Published January 6th, 2021
Family Focus
By Margie Ryerson, MFT
Margie Ryerson, MFT, is a local marriage and family therapist. Contact her at 925-376-9323 or margierye@yahoo.com. She is the author of Treat Your Partner Like a Dog: How to Breed a Better Relationship and Appetite for Life: Inspiring Stories of Recovery from Anorexia, Bulimia, and Compulsive Overeating.
"Happiness depends on your mindset and attitude."~ Roy T. Bennett, "The Light in the Heart"
Here's to a happier new year in 2021! Trying to find happiness in the midst of turmoil, loss, and worry has tested our coping skills to the limit in 2020. For many, it has been difficult to think very positively and sustain this attitude at times during the past year. But each small step we take can contribute to lifting our spirits, so this column offers a few suggestions toward that end.
First, though, a caveat: If you or anyone in your family suffers from clinical depression or extreme anxiety, you will probably have difficulty controlling sad and negative thoughts. You won't be in a position to think more positively until you have been on a medication regimen and in cognitive behavioral therapy, the recommended treatments for these conditions. It would be detrimental for anyone to expect you to think a certain way until you are physiologically and psychologically ready.
But for those who don't have underlying conditions that interfere, increasing positive thinking is an important step in achieving more happiness and enjoyment in life. We all know people who have naturally optimistic, upbeat natures. But most of us have to strive to achieve this state of mind.
Many families have established the practice of expressing gratitude at the dinner table and at other times. It is so helpful for children to acquire this positive habit at an early age. The hope is that, throughout their lives, they'll have a way to lift themselves up when they may tend to spiral down.
Will, a 30-year-old single sales manager, has been in therapy to work on changing his pessimistic, glass-half-empty orientation that has caused him to be chronically unhappy. And, of course, Will doesn't attract friends or romantic partners very easily, since it's difficult to be around someone who is perpetually negative and cynical. The lack of social companionship feeds into Will's pessimism, and he has been trapped in a cycle of hopelessness. He is already on an anti-depressant that has helped him, and he doesn't want to increase his dosage.
Throughout this pandemic, Will has lived alone and worked from home with little contact with others. He was concerned about being unhappy before the pandemic, even when he was able to be around people at work, go to the gym, and go out and socialize. But now he feels acute loneliness and disconnection from others.
Will is a product of an upbringing where he was encouraged to succeed in academics and sports. Growing up, he was happier and more self-confident. All good, except that he didn't develop himself beyond his accomplishments. He didn't need to think much about his personal qualities and strengths. Now that he is just one of many high-performing employees, Will can't rely on his former means of achieving contentment.
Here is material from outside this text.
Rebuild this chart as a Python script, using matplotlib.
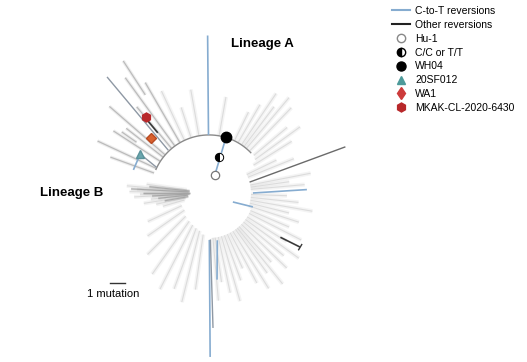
import numpy as np
import matplotlib
matplotlib.use('Agg')
import matplotlib.pyplot as plt
from matplotlib.lines import Line2D

plt.rcParams['font.family'] = ['Liberation Sans', 'DejaVu Sans']

# tree drawn in polar form around the root: angle (deg), radius (mutations)
ARC_R = 3.87
ARC_SPAN = (44, 156)

# faint background branches: (angle, r_start, r_end)
faint_branches = [
    (172, 1.5, 4.2), (175, 1.5, 5.5), (177, 1.4, 4.8), (179, 1.4, 5.3),
    (181, 1.5, 4.6), (183, 1.5, 5.0), (186, 1.5, 3.9), (189, 1.6, 4.4),
    (192, 1.6, 3.6), (196, 1.7, 3.2),
    (205, 2.0, 4.5), (215, 2.0, 5.0), (225, 2.2, 5.8), (235, 2.3, 6.6),
    (243, 2.4, 7.2), (250, 2.5, 6.8), (256, 2.6, 7.5), (262, 2.8, 6.5),
    (275, 3.0, 7.2), (278, 3.0, 6.0), (282, 3.0, 6.8), (286, 3.0, 7.5),
    (290, 3.0, 6.2), (294, 3.0, 5.5), (298, 3.0, 6.8),
    (302, 3.0, 7.5), (306, 3.0, 6.6), (309, 3.0, 7.8), (312, 3.0, 6.2),
    (316, 3.0, 7.2), (320, 3.0, 6.5), (324, 3.0, 7.4), (328, 3.0, 6.1),
    (333, 3.0, 6.9), (337, 3.0, 5.8),
    (342, 2.8, 6.3), (346, 2.8, 5.5), (350, 2.8, 7.0), (354, 2.8, 6.0),
    (358, 2.8, 5.2), (5, 2.8, 6.4), (8, 2.8, 5.4), (11, 2.8, 6.9),
    (22, 2.8, 6.1), (26, 2.8, 5.0),
    (32, 3.5, 6.5), (36, 3.8, 7.5), (40, 3.9, 6.8), (46, 3.9, 7.9),
    (50, 3.9, 8.3), (53, 3.9, 7.2), (56, 3.9, 8.0), (60, 3.9, 6.8),
    (64, 3.9, 6.0), (80, 3.9, 6.5), (100, 3.9, 7.0), (108, 3.9, 6.0),
    (115, 3.9, 7.5),
]

# lineage B fan near the root, a bit darker
lineage_b_fan = [
    (174, 1.3, 4.0), (177, 1.3, 5.2), (180, 1.3, 4.4), (183, 1.3, 3.8),
    (186, 1.4, 3.4), (190, 1.4, 3.0),
]

# more visible grey branches in the upper-left (lineage A side)
grey_branches = [
    (120, 3.9, 8.5), (123, 7.8, 10.5), (126, 3.9, 9.5), (130, 3.9, 7.5),
    (139, 3.9, 8.8), (142, 3.9, 7.0), (145, 5.9, 7.1), (147, 3.9, 7.6),
    (155, 3.9, 8.2), (160, 3.9, 7.0),
]

# highlighted segments: (a0, r0, a1, r1, kind)
segments = [
    (90.5, 3.87, 90.5, 10.5, 'ct'),
    (133.6, 3.93, 131.3, 10.3, 'tree'),
    (130.4, 5.27, 130.3, 6.4, 'other'),
    (154.0, 3.87, 150.5, 5.27, 'tree'),
    (150.5, 5.27, 163.0, 5.27, 'ct'),
    (73.0, 3.87, 72.0, 1.27, 'ct'),
    (15.0, 2.8, 18.7, 9.6, 'dark'),
    (0.0, 2.93, 2.0, 6.53, 'ct'),
    (-20.6, 1.7, -17.6, 3.07, 'ct'),
    (-31.8, 5.6, -30.7, 7.07, 'other'),
    (-89.6, 3.13, -89.6, 10.93, 'ct'),
    (-88.3, 3.1, -88.3, 9.0, 'tree'),
    (-80.0, 3.2, -84.7, 5.8, 'ct'),
]

# sample markers: (angle, r)
hu1 = (72.0, 1.27)
cc_tt = (74.0, 2.47)
wh04 = (73.0, 3.87)
sf012 = (150.5, 5.27)
wa1 = (136.5, 5.33)
mkak = (129.7, 6.6)

BLUE = '#86acd0'
kind_style = {
    'ct': dict(color=BLUE, lw=1.2),
    'other': dict(color='#3a3a3a', lw=1.2),
    'tree': dict(color='#8e98a4', lw=1.0),
    'dark': dict(color='#6a6a6a', lw=1.0),
}


def pol(a, r):
    t = np.deg2rad(a)
    return r * np.cos(t), r * np.sin(t)


def radial(ax, a, r0, r1, **kw):
    x0, y0 = pol(a, r0)
    x1, y1 = pol(a, r1)
    ax.plot([x0, x1], [y0, y1], solid_capstyle='butt', **kw)


fig = plt.figure(figsize=(5.27, 3.62), dpi=100)
ax = fig.add_axes([0, 0, 1, 1])
px = 15.0  # pixels per mutation
ax.set_xlim(-209 / px, (527 - 209) / px)
ax.set_ylim(-(362 - 193) / px, 193 / px)
ax.axis('off')

# soft haze behind the faint branches, then the branches themselves
for a, r0, r1 in faint_branches:
    radial(ax, a, r0, r1, color='#d4d4d4', lw=3.0, alpha=0.25, zorder=1)
    radial(ax, a, r0, r1, color='#c4c4c4', lw=0.8, alpha=0.5, zorder=1)

for a, r0, r1 in lineage_b_fan:
    radial(ax, a, r0, r1, color='#aaaaaa', lw=2.0, alpha=0.35, zorder=1)
    radial(ax, a, r0, r1, color='#9a9a9a', lw=0.8, alpha=0.7, zorder=1)

for a, r0, r1 in grey_branches:
    radial(ax, a, r0, r1, color='#c8c8c8', lw=2.5, alpha=0.3, zorder=1)
    radial(ax, a, r0, r1, color='#a6a6a6', lw=0.9, alpha=0.7, zorder=1)

arc_t = np.linspace(*ARC_SPAN, 120)
ax.plot(*pol(arc_t, ARC_R), color='#8a8a8a', lw=1.0, zorder=2)

for a0, r0, a1, r1, kind in segments:
    x0, y0 = pol(a0, r0)
    x1, y1 = pol(a1, r1)
    ax.plot([x0, x1], [y0, y1], zorder=3, solid_capstyle='butt', **kind_style[kind])

# small end tick on the black reversion
tx, ty = pol(-30.7, 7.07)
dx, dy = pol(-30.7 + 90, 0.2)
ax.plot([tx - dx, tx + dx], [ty - dy, ty + dy], color='#3a3a3a', lw=1.0, zorder=3)

ax.plot(*pol(*hu1), marker='o', ms=6, mfc='white', mec='#777777', mew=0.9, zorder=5)
ax.plot(*pol(*cc_tt), marker='o', ms=6, fillstyle='left', mfc='black',
        mfcalt='white', mec='black', mew=0.7, zorder=5)
ax.plot(*pol(*wh04), marker='o', ms=7.5, color='black', zorder=5)
ax.plot(*pol(*sf012), marker='^', ms=6, color='#6aa6ae', mec='#5a929a', zorder=5)
ax.plot(*pol(*wa1), marker='D', ms=4.8, color='#d9612e', mec='#b84a22', zorder=5)
ax.plot(*pol(*mkak), marker='h', ms=6.5, color='#b8282a', zorder=5)

ax.text((262 - 209) / px, (193 - 44) / px, 'Lineage A', fontsize=9.5,
        fontweight='bold', ha='center', va='center')
ax.text((72 - 209) / px, (193 - 193) / px, 'Lineage B', fontsize=9.5,
        fontweight='bold', ha='center', va='center')

# scale bar
sb_x = (110 - 209) / px
sb_y = (193 - 283) / px
ax.plot([sb_x, sb_x + 1], [sb_y, sb_y], color='#333333', lw=1.0)
ax.text(sb_x + 0.2, sb_y - 0.75, '1 mutation', fontsize=8, ha='center', va='center')

handles = [
    Line2D([], [], color=BLUE, lw=1.5),
    Line2D([], [], color='#222222', lw=1.5),
    Line2D([], [], ls='', marker='o', ms=6, mfc='white', mec='#888888'),
    Line2D([], [], ls='', marker='o', ms=6, fillstyle='left', mfc='black',
           mfcalt='white', mec='black'),
    Line2D([], [], ls='', marker='o', ms=6.5, color='black'),
    Line2D([], [], ls='', marker='^', ms=6, color='#4d9a9a'),
    Line2D([], [], ls='', marker='d', ms=6.5, color='#cc3b3b'),
    Line2D([], [], ls='', marker='h', ms=6.5, color='#b8282a'),
]
labels = ['C-to-T reversions', 'Other reversions', 'Hu-1', 'C/C or T/T', 'WH04',
          '20SF012', 'WA1', 'MKAK-CL-2020-6430']
fig.legend(handles, labels, loc='upper left', bbox_to_anchor=(392 / 527, 1 - 6 / 362),
           frameon=False, fontsize=7.5, handlelength=1.75, handletextpad=0.5,
           labelspacing=0.37, borderpad=0, borderaxespad=0)

fig.savefig('out.png', dpi=100)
During this pandemic and so many other challenges, we have all had to call upon our inner strength while we experience more worry, limitations, and longing for our former lives. We are likely spending more time with ourselves than before, especially those who live alone. It's important to look for ways to be able to boost our own spirits.
In order to turn around negative thinking, which had become habitual in Will's case, it helps to track these thoughts. I asked Will to journal each negative thought about himself that he could. Awareness is key to taking control. Then over time, I asked Will to write a counter to each of these thoughts as he went along. He didn't have to come up with praise for himself, although if genuine, this would have been great. But the idea was to find evidence to reduce the level of negativity. This process of actively documenting self-criticisms can help disrupt automatic thought patterns. And while making these shifts won't automatically lead to happiness, it will at least set the stage for allowing in some positivity.
For example, when Will told himself that he would never find a girlfriend, he put down that he did have a successful (until the end) long-term relationship in the past - so he must have done something right. When Will told himself that he wasn't as smart as many of his team members, he countered with the fact that he had received a promotion twice in the past four years.
Another helpful exercise is to think of what you would tell a good friend who was relating his or her own self-critical assessments. Would you agree that, yes, your friend should feel bad about himself or herself? Or would you help your friend look for evidence to the contrary? Typically, we can do this easily and naturally for a friend, so why not for ourselves? Is this even fair to have one standard for our friend and another, more exacting one for ourselves?
A cognitive tool that is very helpful in keeping us present (mindful), less anxious, more at peace and therefore happier, is avoiding anticipatory worry. For example, Will made himself very unhappy by projecting into the future how lonely and unfulfilling his life would be, based on his current status. Of course, in reality he has no way of knowing how his future will look. His worrying only serves to give him a sense of hopelessness, which discourages building his resolve to take positive action. Going forward, we can try to avoid getting caught up in negative "what-ifs" for the future and concentrate instead on making our present better.
We've all been blindsided by circumstances beyond our control this past year. Of course, there are times when we are going to be sad and disheartened or worried or scared, no matter what. We can't always try to think more positively. But it's important that we support ourselves and our loved ones as best we can during these unusual times, and consciously trying to adjust our perspective can help.